Earth Day becomes Mother’s Day in “African Cats,” a magnificent new wildlife documentary from Disneynature. It’s an engrossing and often moving film built around the fierce protect-my-young instincts of a lioness and a female cheetah struggling against the odds on the Kenyan Masai Mara savanna.

Almost every shot is a postcard-perfect African vista, and every animal shown in majestic close-up — lions, cheetahs, hyenas and aardvarks — even the homely wildebeest, their snouts covered in flies.

And yes, almost every situation and story thread duplicates what National Geographic did with its March documentary, “The Last Lions.” But it’s not a put-down of the darker and more straightforward “Last Lions” to suggest “Cats” is to “Lions” what poetry is to prose.

Music, image and narration combine in the Disney film to present life and death, up close (and yet almost bloodless), capturing a world where man isn’t yet the biggest threat — other lions and everybody’s favorite monster, the crocodiles, are.

A river separates two prides of lions. In one, the aged Layla raises her female cub, Mara, living under the dubious protection of Fang. On the other side of the river, Kali and his sons covet Fang’s pride and plot their assault.

Sita the cheetah raises her brood of five cubs on her own, a single mom. “Built for speed, but not staying power,” as Samuel L. Jackson narrates, she can run down most any game animal she sees. But protecting her cubs, taunting and luring away threatening lions and hyenas, eats up much of her energy.
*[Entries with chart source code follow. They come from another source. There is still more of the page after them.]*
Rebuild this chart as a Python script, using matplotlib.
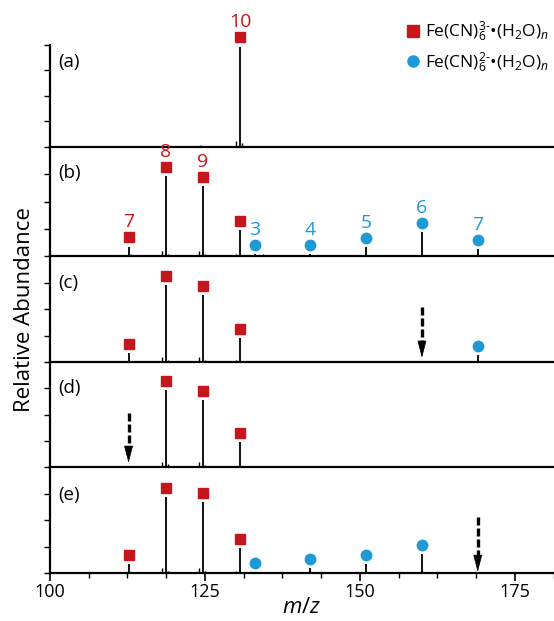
import matplotlib
matplotlib.use("Agg")
import matplotlib.pyplot as plt
from matplotlib.ticker import MultipleLocator
from matplotlib.lines import Line2D

plt.rcParams['font.family'] = ['Open Sans', 'DejaVu Sans']
plt.rcParams['mathtext.fontset'] = 'custom'
plt.rcParams['mathtext.rm'] = 'Open Sans'
plt.rcParams['mathtext.it'] = 'Open Sans:italic'
plt.rcParams['mathtext.bf'] = 'Open Sans:bold'

RED = '#C4161C'
BLUE = '#1D9AD6'

# ---------------- data ----------------
panels = ['(a)', '(b)', '(c)', '(d)', '(e)']
n3 = [7, 8, 9, 10]                       # Fe(CN)6^3- (H2O)n cluster sizes
mz3 = [112.67, 118.67, 124.67, 130.67]    # m/z of 3- clusters
n2 = [3, 4, 5, 6, 7]                      # Fe(CN)6^2- (H2O)n cluster sizes
mz2 = [133.0, 142.0, 151.0, 160.0, 169.0] # m/z of 2- clusters

# relative heights (None = not observed / not marked)
h3 = {
    '(a)': [None, None, None, 0.98],
    '(b)': [0.085, 0.73, 0.64, 0.24],
    '(c)': [0.085, 0.73, 0.63, 0.23],
    '(d)': [None, 0.73, 0.64, 0.24],
    '(e)': [0.085, 0.72, 0.67, 0.235],
}
h2 = {
    '(a)': [None, None, None, None, None],
    '(b)': [0.015, 0.02, 0.08, 0.22, 0.06],
    '(c)': [None, None, None, None, 0.065],
    '(d)': [None, None, None, None, None],
    '(e)': [0.01, 0.05, 0.085, 0.18, None],
}
# numeric labels drawn above markers (panel b and a)
label3 = {'(a)': [False, False, False, True], '(b)': [True, True, True, False]}
label2 = {'(b)': [True, True, True, True, True]}

# small satellite (isotope) peaks: (m/z, height)
sat_mz = {
    '(a)': [124.2, 130.0, 131.0],
    '(b)': [112.0, 113.0, 118.0, 119.0, 124.0, 125.0, 130.0, 131.0, 134.3],
    '(c)': [112.0, 118.0, 119.0, 124.0, 125.0, 130.0, 131.0],
    '(d)': [113.0, 118.0, 119.0, 124.0, 125.0, 131.0, 134.3],
    '(e)': [118.0, 119.0, 124.0, 125.0, 130.0, 131.0],
}
sat_h = {
    '(a)': [0.015, 0.06, 0.04],
    '(b)': [0.01, 0.02, 0.05, 0.02, 0.05, 0.02, 0.02, 0.01, 0.015],
    '(c)': [0.01, 0.05, 0.02, 0.05, 0.02, 0.02, 0.01],
    '(d)': [0.01, 0.05, 0.03, 0.05, 0.02, 0.01, 0.01],
    '(e)': [0.05, 0.02, 0.05, 0.02, 0.02, 0.01],
}
# dashed arrows marking the depleted cluster: (m/z, top, tip)
arrows = {'(c)': (160.0, 0.52, 0.04), '(d)': (112.67, 0.51, 0.04), '(e)': (169.0, 0.53, 0.01)}

xticks = [100, 125, 150, 175]

# ---------------- layout ----------------
W, H = 554, 621
fig = plt.figure(figsize=(W / 100, H / 100), dpi=100)
edges = [45, 147, 256, 362, 467, 573]  # pixel y of panel tops/bottoms
label_y = [0.83, 0.76, 0.75, 0.75, 0.74]
left_px = 50

axes = []
for i, p in enumerate(panels):
    top, bot = edges[i], edges[i + 1]
    ax = fig.add_axes([left_px / W, 1 - bot / H, 1 - left_px / W, (bot - top) / H])
    axes.append(ax)
    ax.set_xlim(100, 181.3)
    ax.set_ylim(0, 1)
    for s in ['top', 'right']:
        ax.spines[s].set_visible(False)
    ax.spines['left'].set_linewidth(1.6)
    ax.spines['bottom'].set_linewidth(1.6)
    ax.set_yticks([0, 0.25, 0.5, 0.75, 1.0] if i == 0 else [0, 0.25, 0.5, 0.75])
    ax.tick_params(axis='y', direction='out', length=4, width=1.0, labelleft=False)
    ax.patch.set_alpha(0)

    off = 0.085 if i > 0 else 0.10
    # main 3- peaks
    for j, (m, hh) in enumerate(zip(mz3, h3[p])):
        if hh is None:
            continue
        ax.vlines(m, 0, hh, color='k', lw=1.3)
        ax.plot(m, hh + off, 's', color=RED, ms=7, clip_on=False, zorder=5)
        if p in label3 and label3[p][j]:
            ax.text(m, hh + off + 0.055, str(n3[j]), color=RED, fontsize=14,
                    ha='center', va='bottom', clip_on=False)
    for j, (m, hh) in enumerate(zip(mz2, h2[p])):
        if hh is None:
            continue
        ax.vlines(m, 0, hh, color='k', lw=1.3)
        ax.plot(m, hh + off, 'o', color=BLUE, ms=7.5, clip_on=False, zorder=5)
        if p in label2 and label2[p][j]:
            ax.text(m, hh + off + 0.055, str(n2[j]), color=BLUE, fontsize=14,
                    ha='center', va='bottom', clip_on=False)
    ax.vlines(sat_mz[p], 0, sat_h[p], color='k', lw=1.0)

    if p in arrows:
        xm, ytop, ytip = arrows[p]
        hl = 0.14
        ax.plot([xm, xm], [ytop, ytip + hl - 0.01], color='k', lw=2.4,
                ls=(0, (2.4, 0.9)), solid_capstyle='butt', dash_capstyle='butt')
        ax.annotate('', xy=(xm, ytip), xytext=(xm, ytip + hl),
                    arrowprops=dict(arrowstyle='-|>,head_length=0.65,head_width=0.17',
                                    color='k', lw=0.5, shrinkA=0, shrinkB=0,
                                    mutation_scale=17))

    ax.text(0.016, label_y[i], p, transform=ax.transAxes, fontsize=13.5,
            ha='left', va='center')

    if i < len(panels) - 1:
        ax.set_xticks([])
    else:
        ax.set_xticks(xticks)
        ax.set_xticklabels([str(t) for t in xticks], fontsize=13)
        ax.xaxis.set_minor_locator(MultipleLocator(6.25))
        ax.tick_params(axis='x', which='major', direction='out', length=6, width=1.2, pad=1)
        ax.tick_params(axis='x', which='minor', direction='out', length=3.5, width=1.0)
        ax.set_xlabel(r'$m/z$', fontsize=16, labelpad=-3)

fig.text(25 / W, 1 - 310 / H, 'Relative Abundance', rotation=90, fontsize=16,
         ha='center', va='center')

# legend
leg_handles = [Line2D([], [], marker='s', color=RED, ls='none', ms=8),
               Line2D([], [], marker='o', color=BLUE, ls='none', ms=8)]
leg_labels = [r'Fe(CN)$_6^{3\text{-}}$•(H$_2$O)$_n$', r'Fe(CN)$_6^{2\text{-}}$•(H$_2$O)$_n$']
fig.legend(leg_handles, leg_labels, loc='upper right', bbox_to_anchor=(1.01, 0.985),
           frameon=False, fontsize=12.5, handletextpad=0.1, labelspacing=0.35,
           handlelength=1.2, borderaxespad=0.2)

fig.savefig('out.png', dpi=100)
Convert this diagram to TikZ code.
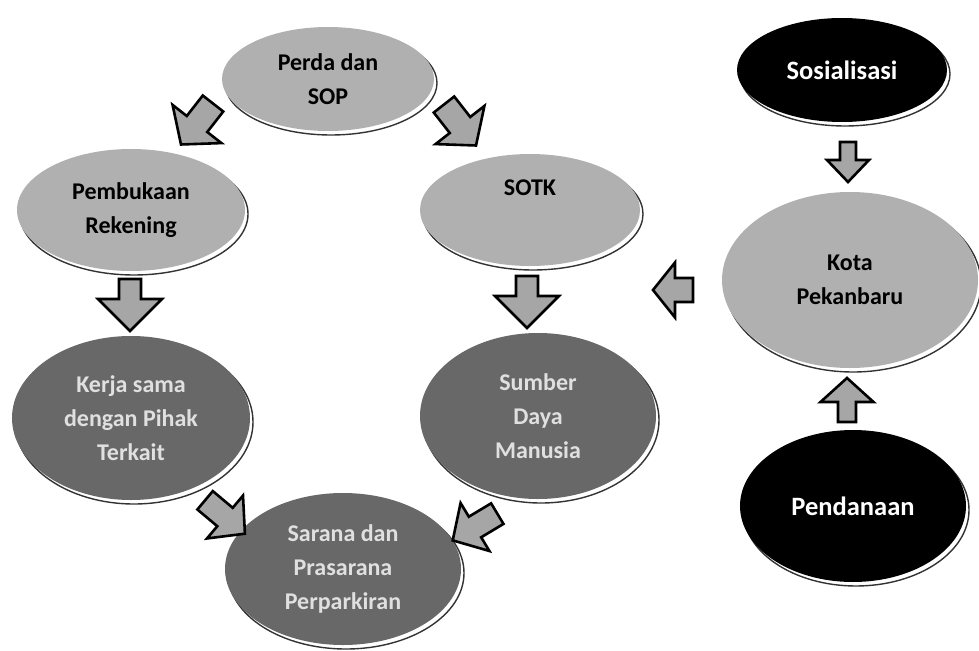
\documentclass[tikz,border=0pt]{standalone}
\usepackage{fontspec}
\setmainfont{Carlito}
\usetikzlibrary{shapes.geometric,shadows,calc}
\definecolor{lightg}{HTML}{B0B0B0}
\definecolor{darkg}{HTML}{686868}
\definecolor{arrowg}{HTML}{A6A6A6}
\tikzset{
  ell/.style={ellipse, inner sep=0pt, align=center,
    font=\bfseries\fontsize{24}{34}\selectfont,
    general shadow={shadow xshift=3pt, shadow yshift=-4pt, fill=white, draw=black!80, line width=1.4pt}},
  lightell/.style={ell, fill=lightg, text=black},
  darkell/.style={ell, fill=darkg, text=white!88!black},
  nightell/.style={ell, fill=black, text=white, font=\bfseries\fontsize{26.5}{34}\selectfont},
  sz/.style 2 args={minimum width=#1, minimum height=#2},
  ba len/.store in=\baL, ba shaft/.store in=\baW, ba head/.store in=\baH, ba hlen/.store in=\baHL,
  ba len=52, ba shaft=22, ba head=64, ba hlen=32,
  arrowbody/.style={fill=arrowg, draw=black, line width=2.6pt, line join=miter},
  barrow/.pic={
    \path[arrowbody] ({-\baL/2},{-\baW/2}) -- ({\baL/2-\baHL},{-\baW/2}) -- ({\baL/2-\baHL},{-\baH/2})
      -- ({\baL/2},0) -- ({\baL/2-\baHL},{\baH/2}) -- ({\baL/2-\baHL},{\baW/2}) -- ({-\baL/2},{\baW/2}) -- cycle;
  }
}
\begin{document}
\begin{tikzpicture}[x=1pt,y=-1pt]
\useasboundingbox (0,0) rectangle (979,650);
% ellipses
\node[lightell, sz={212pt}{104pt}] (perda) at (328,79) {Perda dan\\SOP};
\node[lightell, sz={228pt}{122pt}] (pemb) at (131,210) {Pembukaan\\Rekening};
\node[lightell, sz={220pt}{112pt}] (sotk) at (530,210) {SOTK\\[10pt]\mbox{}};
\node[darkell, sz={238pt}{164pt}] (kerja) at (131,418) {Kerja sama\\dengan Pihak\\Terkait};
\node[darkell, sz={236pt}{166pt}] (sdm) at (538,416) {Sumber\\Daya\\Manusia};
\node[darkell, sz={236pt}{152pt}] (sarana) at (343,569) {Sarana dan\\Prasarana\\Perparkiran};
\node[nightell, sz={210pt}{104pt}] (sos) at (842,70) {Sosialisasi};
\node[lightell, sz={256pt}{176pt}] (kota) at (850,280) {Kota\\Pekanbaru};
\node[nightell, sz={226pt}{152pt}] (dana) at (853,506) {Pendanaan};
% block arrows
\pic[rotate=232, ba len=52, ba shaft=26, ba head=62, ba hlen=26] at (197,124) {barrow};
\pic[rotate=308, ba len=52, ba shaft=26, ba head=62, ba hlen=26] at (460,125) {barrow};
\pic[rotate=270] at (130,305) {barrow};
\pic[rotate=270] at (527,302) {barrow};
\pic[rotate=180, ba len=40, ba shaft=24, ba head=55, ba hlen=22] at (673,290) {barrow};
\pic[rotate=270, ba len=40, ba shaft=16, ba head=42, ba hlen=22] at (848,162) {barrow};
\pic[rotate=90, ba len=44, ba shaft=18, ba head=53, ba hlen=24] at (847,400) {barrow};
\pic[rotate=320, ba len=52, ba shaft=24, ba head=56, ba hlen=26] at (225,517) {barrow};
\pic[rotate=211, ba len=52, ba shaft=24, ba head=56, ba hlen=26] at (475,527) {barrow};
\end{tikzpicture}
\end{document}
Filmmakers Keith Scholey (“Big Cat Diary”) and Alistair Fothergill (“Deep Blue,” “Earth”) showcase the animals to great effect, letting us appreciate their beauty, their exquisite design. The filmmakers occasionally capture the cute — cuddly cubs wrestling. But they don’t shy away from the daily brutality of the “circle of life” — as we see in slow-motion takedowns of gazelles and zebras, whole herds of them bleating in alarm. Death was more gruesome and more emotionally wrenching in “The Last Lions,” which treated us to one cute cub pulled under by a croc and another, broken-backed and left to die after an assault by other lions. There’s nothing remotely that traumatic in “African Cats.”

But Jackson’s enthusiastic performance of the narration, even managing the odd joke (“Herding cats is never easy”), the splendid images and especially the wonderful sound — cheetah calls, grunting aardvarks wrestling, lions trying to muster up their most menacing roar — make “the Disney version” of the hard life “lived by tooth and claw” both educational and terrific, kid-friendly entertainment.